Required task: All lines in which the word "this" occurs are to be extracted.

Data listing:
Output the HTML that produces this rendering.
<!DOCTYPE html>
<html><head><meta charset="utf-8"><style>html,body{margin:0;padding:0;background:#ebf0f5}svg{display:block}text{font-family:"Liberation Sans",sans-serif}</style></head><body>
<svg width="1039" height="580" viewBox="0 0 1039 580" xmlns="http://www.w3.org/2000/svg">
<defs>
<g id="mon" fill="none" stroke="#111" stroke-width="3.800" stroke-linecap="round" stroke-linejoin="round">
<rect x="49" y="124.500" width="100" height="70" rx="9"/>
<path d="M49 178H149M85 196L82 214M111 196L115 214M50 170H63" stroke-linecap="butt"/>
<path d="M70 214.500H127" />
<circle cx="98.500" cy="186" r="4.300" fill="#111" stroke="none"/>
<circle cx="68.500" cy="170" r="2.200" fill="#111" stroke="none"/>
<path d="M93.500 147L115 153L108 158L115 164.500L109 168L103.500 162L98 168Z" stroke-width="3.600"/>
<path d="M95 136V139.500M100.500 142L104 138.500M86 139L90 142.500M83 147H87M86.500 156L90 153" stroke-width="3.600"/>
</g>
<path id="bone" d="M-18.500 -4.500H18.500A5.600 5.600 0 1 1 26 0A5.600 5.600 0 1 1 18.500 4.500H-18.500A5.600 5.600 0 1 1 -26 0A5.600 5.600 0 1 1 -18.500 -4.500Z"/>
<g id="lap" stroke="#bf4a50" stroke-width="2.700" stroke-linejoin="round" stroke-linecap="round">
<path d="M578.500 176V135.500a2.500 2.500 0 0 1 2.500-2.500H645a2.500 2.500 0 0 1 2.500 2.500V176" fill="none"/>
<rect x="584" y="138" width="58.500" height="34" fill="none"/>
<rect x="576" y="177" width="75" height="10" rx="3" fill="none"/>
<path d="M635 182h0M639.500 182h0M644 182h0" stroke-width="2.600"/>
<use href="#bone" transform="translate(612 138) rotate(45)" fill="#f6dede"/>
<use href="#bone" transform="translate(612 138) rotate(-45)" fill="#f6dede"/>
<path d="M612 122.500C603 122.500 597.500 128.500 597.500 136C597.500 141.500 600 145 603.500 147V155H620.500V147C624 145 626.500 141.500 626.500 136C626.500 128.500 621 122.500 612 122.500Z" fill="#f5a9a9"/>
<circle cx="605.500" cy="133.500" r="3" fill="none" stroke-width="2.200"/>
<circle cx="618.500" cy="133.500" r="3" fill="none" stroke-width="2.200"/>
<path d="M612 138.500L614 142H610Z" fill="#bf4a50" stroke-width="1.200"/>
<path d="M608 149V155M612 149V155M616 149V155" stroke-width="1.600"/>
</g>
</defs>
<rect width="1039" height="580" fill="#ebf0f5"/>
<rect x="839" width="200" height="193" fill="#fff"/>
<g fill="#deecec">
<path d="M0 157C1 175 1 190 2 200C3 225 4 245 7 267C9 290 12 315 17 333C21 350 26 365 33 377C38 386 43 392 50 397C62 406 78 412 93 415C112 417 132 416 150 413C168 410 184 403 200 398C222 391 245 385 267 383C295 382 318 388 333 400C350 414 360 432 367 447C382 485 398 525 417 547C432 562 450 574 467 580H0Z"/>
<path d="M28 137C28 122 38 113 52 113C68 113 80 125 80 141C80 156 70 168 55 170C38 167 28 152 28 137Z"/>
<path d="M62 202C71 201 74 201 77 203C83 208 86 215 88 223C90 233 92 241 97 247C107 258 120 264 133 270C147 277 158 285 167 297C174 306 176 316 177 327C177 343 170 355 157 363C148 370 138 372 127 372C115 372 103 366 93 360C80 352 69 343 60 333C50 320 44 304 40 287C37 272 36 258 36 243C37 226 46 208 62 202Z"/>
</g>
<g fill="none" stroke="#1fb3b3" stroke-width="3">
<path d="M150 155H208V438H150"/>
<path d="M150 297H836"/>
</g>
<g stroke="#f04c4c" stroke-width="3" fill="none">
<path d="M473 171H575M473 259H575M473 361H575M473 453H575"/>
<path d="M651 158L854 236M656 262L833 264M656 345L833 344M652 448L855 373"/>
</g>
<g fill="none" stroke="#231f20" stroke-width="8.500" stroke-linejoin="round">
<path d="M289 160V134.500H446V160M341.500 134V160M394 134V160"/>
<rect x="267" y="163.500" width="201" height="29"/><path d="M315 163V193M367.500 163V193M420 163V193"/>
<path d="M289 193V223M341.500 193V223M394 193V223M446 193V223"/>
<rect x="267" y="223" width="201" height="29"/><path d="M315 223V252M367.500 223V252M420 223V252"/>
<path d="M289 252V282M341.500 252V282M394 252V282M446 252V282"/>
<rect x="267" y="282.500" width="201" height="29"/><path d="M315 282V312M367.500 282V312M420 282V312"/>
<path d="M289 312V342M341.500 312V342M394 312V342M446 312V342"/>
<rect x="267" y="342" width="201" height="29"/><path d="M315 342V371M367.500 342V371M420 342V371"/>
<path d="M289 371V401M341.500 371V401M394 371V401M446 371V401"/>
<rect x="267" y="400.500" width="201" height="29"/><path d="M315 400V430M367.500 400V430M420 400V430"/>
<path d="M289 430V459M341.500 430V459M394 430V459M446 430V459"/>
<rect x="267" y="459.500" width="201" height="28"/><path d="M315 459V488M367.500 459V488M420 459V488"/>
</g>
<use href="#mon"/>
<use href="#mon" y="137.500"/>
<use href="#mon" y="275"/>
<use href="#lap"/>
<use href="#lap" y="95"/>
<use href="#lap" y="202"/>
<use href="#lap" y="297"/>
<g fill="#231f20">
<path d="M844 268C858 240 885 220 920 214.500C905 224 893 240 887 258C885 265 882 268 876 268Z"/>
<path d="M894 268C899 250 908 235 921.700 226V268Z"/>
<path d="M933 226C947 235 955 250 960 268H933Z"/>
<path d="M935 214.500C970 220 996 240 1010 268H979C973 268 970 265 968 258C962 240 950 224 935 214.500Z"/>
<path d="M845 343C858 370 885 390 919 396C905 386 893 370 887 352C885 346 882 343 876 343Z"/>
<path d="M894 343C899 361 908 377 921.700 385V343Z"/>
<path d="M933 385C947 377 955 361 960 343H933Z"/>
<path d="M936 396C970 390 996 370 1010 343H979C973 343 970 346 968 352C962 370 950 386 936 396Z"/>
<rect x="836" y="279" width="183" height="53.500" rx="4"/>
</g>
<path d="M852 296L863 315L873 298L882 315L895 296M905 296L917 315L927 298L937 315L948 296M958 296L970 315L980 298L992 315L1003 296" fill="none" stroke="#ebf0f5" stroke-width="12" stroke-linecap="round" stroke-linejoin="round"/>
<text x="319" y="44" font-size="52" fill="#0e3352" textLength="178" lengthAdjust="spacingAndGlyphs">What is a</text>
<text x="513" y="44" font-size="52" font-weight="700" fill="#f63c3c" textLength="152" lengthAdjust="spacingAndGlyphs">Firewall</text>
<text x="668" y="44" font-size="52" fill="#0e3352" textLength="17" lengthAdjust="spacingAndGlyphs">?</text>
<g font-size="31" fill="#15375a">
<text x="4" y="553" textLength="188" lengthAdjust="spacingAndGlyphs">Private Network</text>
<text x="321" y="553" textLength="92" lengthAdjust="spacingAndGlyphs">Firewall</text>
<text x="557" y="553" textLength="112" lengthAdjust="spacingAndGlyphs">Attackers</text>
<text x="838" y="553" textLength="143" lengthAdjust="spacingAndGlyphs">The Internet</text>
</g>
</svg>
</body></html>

--

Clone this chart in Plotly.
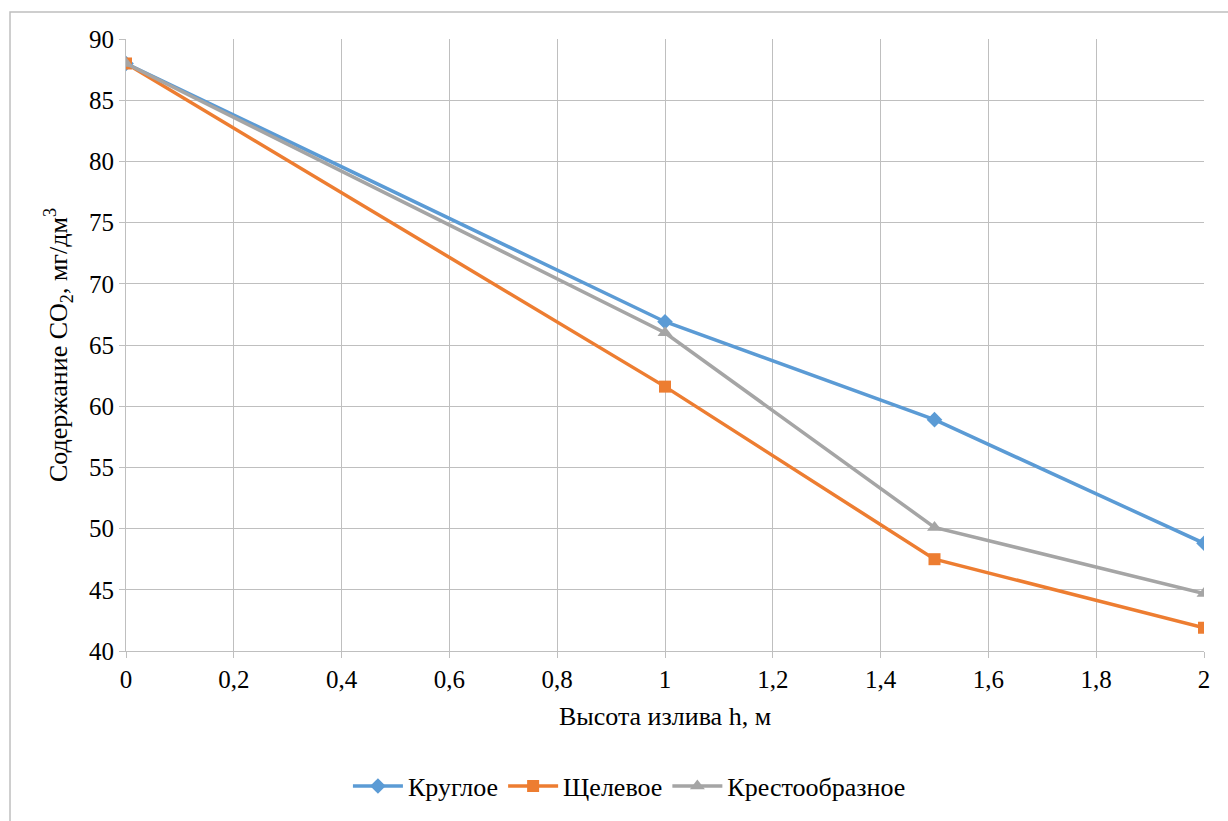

Completed task:
Output the HTML that produces this rendering.
Clone this chart in Plotly.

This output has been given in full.